The numbers the Fed and EPI approaches generate — for wealth holdings in 2009 — don’t match up exactly. EPI, for instance, shows lower totals for both average and median net worth.

Another difference: EPI’s new briefing paper, The State of Working America’s Wealth, 2011, zones in much tighter than the new Fed report on the upper reaches of America’s wealth distribution, all the way to the top 1 percent.

All wealth levels of households, both approaches agree, lost net worth between 2007 and 2009. But the “recovery” since 2007, the EPI figures indicate, has left a greater share of U.S. wealth in the pockets of the already wealthy.

Households in the nation’s richest 1 percent, says EPI, lost an average $5.2 million between 2007 and 2009, down to an average $14 million net worth. But households below that top 1 percent lost more.

The settling dust, the EPI numbers detail, left the top 1 percent with 35.6 percent of the nation’s wealth, up from 34.6 percent in 2007. That 35.6 percent, EPI notes, makes for the largest top 1 percent “share ever reported in these data.”

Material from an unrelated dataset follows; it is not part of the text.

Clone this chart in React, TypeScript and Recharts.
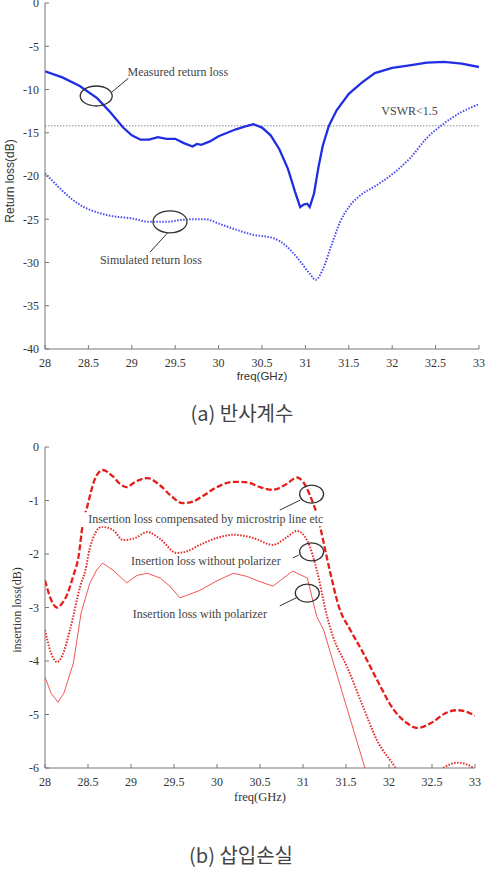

The middle 20 percent of American households, in the meantime, lost nearly $45,000 off their $109,600 average net worth between 2007 and 2009. The overall wealth share of America’s bottom 80 percent, adds EPI, fell from 15 percent of the nation’s bounty in 2007 to 12.8 percent two years later.

The Great Recession, sums up EPI’s Sylvia Allegretto, has “further increased an already vast wealth divide.” And how.